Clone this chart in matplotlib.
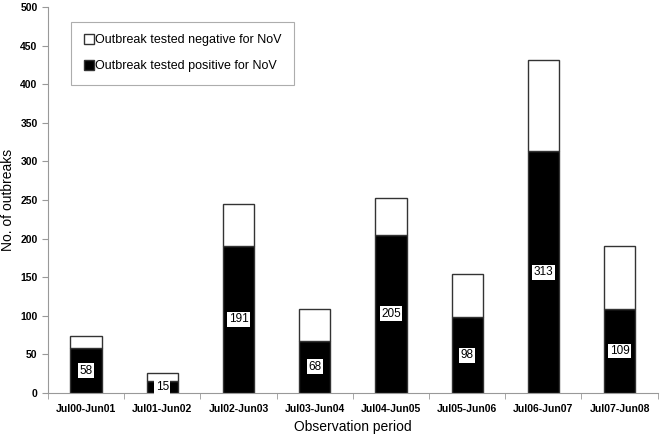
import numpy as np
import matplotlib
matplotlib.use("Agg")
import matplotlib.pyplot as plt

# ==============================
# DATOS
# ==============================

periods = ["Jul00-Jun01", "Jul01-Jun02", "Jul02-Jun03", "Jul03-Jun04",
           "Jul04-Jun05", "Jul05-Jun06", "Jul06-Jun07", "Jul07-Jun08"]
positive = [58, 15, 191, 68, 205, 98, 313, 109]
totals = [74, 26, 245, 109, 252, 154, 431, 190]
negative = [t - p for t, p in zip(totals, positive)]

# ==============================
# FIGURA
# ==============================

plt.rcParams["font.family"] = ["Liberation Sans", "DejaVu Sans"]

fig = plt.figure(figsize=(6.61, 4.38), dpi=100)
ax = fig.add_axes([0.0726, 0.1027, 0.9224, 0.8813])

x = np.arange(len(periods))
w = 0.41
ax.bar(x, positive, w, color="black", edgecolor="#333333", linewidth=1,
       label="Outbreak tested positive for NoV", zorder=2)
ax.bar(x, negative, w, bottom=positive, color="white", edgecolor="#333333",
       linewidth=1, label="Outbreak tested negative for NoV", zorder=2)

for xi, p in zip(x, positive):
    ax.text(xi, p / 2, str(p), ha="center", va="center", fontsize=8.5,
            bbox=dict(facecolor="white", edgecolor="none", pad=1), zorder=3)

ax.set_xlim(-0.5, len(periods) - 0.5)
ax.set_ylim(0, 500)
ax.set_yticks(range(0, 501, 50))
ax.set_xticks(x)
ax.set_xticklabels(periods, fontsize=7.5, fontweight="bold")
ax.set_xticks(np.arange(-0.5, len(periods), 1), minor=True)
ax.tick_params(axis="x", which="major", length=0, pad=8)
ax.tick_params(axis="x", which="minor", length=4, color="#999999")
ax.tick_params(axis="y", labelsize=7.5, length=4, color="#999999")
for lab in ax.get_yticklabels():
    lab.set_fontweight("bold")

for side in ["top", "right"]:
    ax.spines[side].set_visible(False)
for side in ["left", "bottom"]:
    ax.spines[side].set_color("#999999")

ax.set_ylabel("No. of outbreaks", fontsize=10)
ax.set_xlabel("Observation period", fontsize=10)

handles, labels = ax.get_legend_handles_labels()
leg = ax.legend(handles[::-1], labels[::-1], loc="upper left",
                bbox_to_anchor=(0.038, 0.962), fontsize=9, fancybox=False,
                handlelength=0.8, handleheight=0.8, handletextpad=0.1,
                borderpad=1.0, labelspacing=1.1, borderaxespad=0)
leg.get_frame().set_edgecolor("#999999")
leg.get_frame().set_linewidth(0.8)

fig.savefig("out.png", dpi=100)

• • • •

Exercise >> Return each line with "matplotlib".

Answer to the problem >>
Clone this chart in matplotlib.
import matplotlib
matplotlib.use("Agg")
import matplotlib.pyplot as plt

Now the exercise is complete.